Although both editions need to be studied side by side to reveal what was changed and what was added, there was no attempt to change or challenge some of the assertions which Balleine, in subsequent books which drew heavily on his magnum opus, himself questioned.
Sadly, although in a 1941 article on 17th Century social life in Jersey in the Annual Bulletin of La Société, Balleine wrote: ‘Much has been written on the constitutional history and the military history of Jersey, but little on our social history’ concluding: ‘One of our members is studying the agricultural history of the island. We want others to specialise on different subjects … ... when those investigations have been carried right through the centuries, then and not till then will it be possible for anyone to write a real history of Jersey.’ those investigations had presumably not borne sufficient fruit for his work nine years later to include the social history content to make it what he would have deemed “a real history of Jersey”.
Edmund Toulmin Nicolle
Balleine was being less than charitable towards his fellow Société Jersiaise official Edmund Nicolle, who prepared a comprehensive lecture on the Town of St Helier in the 1920s but died before it could be delivered.

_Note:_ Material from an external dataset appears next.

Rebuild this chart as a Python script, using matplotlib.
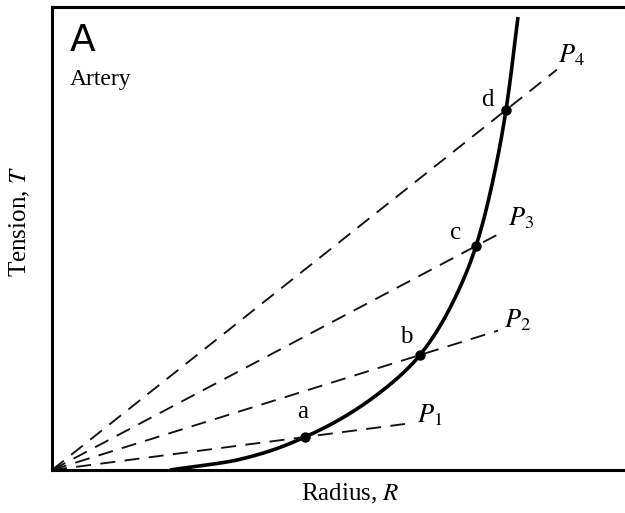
import numpy as np
import matplotlib
matplotlib.use("Agg")
import matplotlib.pyplot as plt

plt.rcParams["mathtext.fontset"] = "stix"
plt.rcParams["font.family"] = "Liberation Serif"

# wall tension vs radius for an artery (arbitrary units)
curve_T = [0.00, 0.10, 0.33, 0.73, 1.15, 1.70, 2.24, 2.90, 3.60, 4.53]
curve_R = [1.18, 1.85, 2.53, 3.22, 3.68, 4.02, 4.24, 4.41, 4.54, 4.66]

# operating points a-d where the pressure lines cross the curve
pt_names = ["a", "b", "c", "d"]
pt_R = [2.53, 3.68, 4.24, 4.54]
pt_T = [0.33, 1.15, 2.24, 3.60]

# Laplace lines T = P*R, drawn out to these radii
line_names = ["$P_1$", "$P_2$", "$P_3$", "$P_4$"]
line_end_R = [3.53, 4.46, 4.48, 5.05]


def pchip(x, y, xs):
    # monotone cubic (Fritsch-Carlson) so the curve keeps bending one way
    x = np.asarray(x, float)
    y = np.asarray(y, float)
    h = np.diff(x)
    d = np.diff(y) / h
    m = np.zeros_like(y)
    for i in range(1, len(x) - 1):
        if d[i - 1] * d[i] > 0:
            w1 = 2 * h[i] + h[i - 1]
            w2 = h[i] + 2 * h[i - 1]
            m[i] = (w1 + w2) / (w1 / d[i - 1] + w2 / d[i])
    m[0] = d[0]
    m[-1] = d[-1]
    idx = np.clip(np.searchsorted(x, xs) - 1, 0, len(h) - 1)
    t = (xs - x[idx]) / h[idx]
    h00 = 2 * t ** 3 - 3 * t ** 2 + 1
    h10 = t ** 3 - 2 * t ** 2 + t
    h01 = -2 * t ** 3 + 3 * t ** 2
    h11 = t ** 3 - t ** 2
    return (h00 * y[idx] + h10 * h[idx] * m[idx]
            + h01 * y[idx + 1] + h11 * h[idx] * m[idx + 1])


fig = plt.figure(figsize=(6.25, 5.13), dpi=100)
ax = fig.add_axes([52 / 625, 43 / 513, 573 / 625, 463 / 513])
ax.set_xlim(0, 5.73)
ax.set_ylim(0, 4.63)

for r, t, r_end in zip(pt_R, pt_T, line_end_R):
    slope = t / r
    ax.plot([0, r_end], [0, slope * r_end], color="#111111", lw=1.35,
            dashes=(8, 5), solid_capstyle="butt")

ts = np.linspace(curve_T[0], curve_T[-1], 400)
ax.plot(pchip(curve_T, curve_R, ts), ts, color="black", lw=2.6,
        solid_capstyle="butt")
ax.plot(pt_R, pt_T, "o", color="black", ms=6.5)

# point labels
lab_off = [(-0.02, 0.25), (-0.14, 0.18), (-0.20, 0.13), (-0.19, 0.10)]
for name, r, t, (dx, dy) in zip(pt_names, pt_R, pt_T, lab_off):
    ax.text(r + dx, t + dy, name, fontsize=18, ha="center", va="center")

lab_pos = [(3.65, 0.55), (4.52, 1.50), (4.56, 2.52), (5.06, 4.15)]
for name, (x, y) in zip(line_names, lab_pos):
    ax.text(x, y, name, fontsize=19, ha="left", va="center")

ax.text(0.18, 4.29, "A", fontsize=27, family="DejaVu Sans", ha="left", va="center")
ax.text(0.18, 3.90, "Artery", fontsize=17, ha="left", va="center")

fig.text(350 / 625, 1 - 494 / 513, "Radius, $R$", fontsize=18, ha="center", va="center")
fig.text(20 / 625, 1 - 222 / 513, "Tension, $T$", fontsize=18, ha="center", va="center",
         rotation=90)

ax.set_xticks([])
ax.set_yticks([])
ax.spines["right"].set_visible(False)
for side in ("left", "top", "bottom"):
    ax.spines[side].set_linewidth(2.2)

fig.savefig("out.png", dpi=100)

However, the length of The Town of St Helier, which was subsequently published in 1931 in book form by La Société Jersiaise, as a tribute to its former honorary secretary, suggests that it was intended as more than a lecture.
This is more than a history of the island’s capital town, which was the centre of island life over the centuries covered in the work. It is a history of the people of the town, and by extension, of those living in the country parishes, and comes closer than many of the better known historical works to exploring the island’s social history.
The importance of this short but eminently interesting volume is now recognised by its addition in full to Jerripedia’s pages, pursuing our objective of making available historical works which are out of print, or have previously had limited availability, to a wider audience.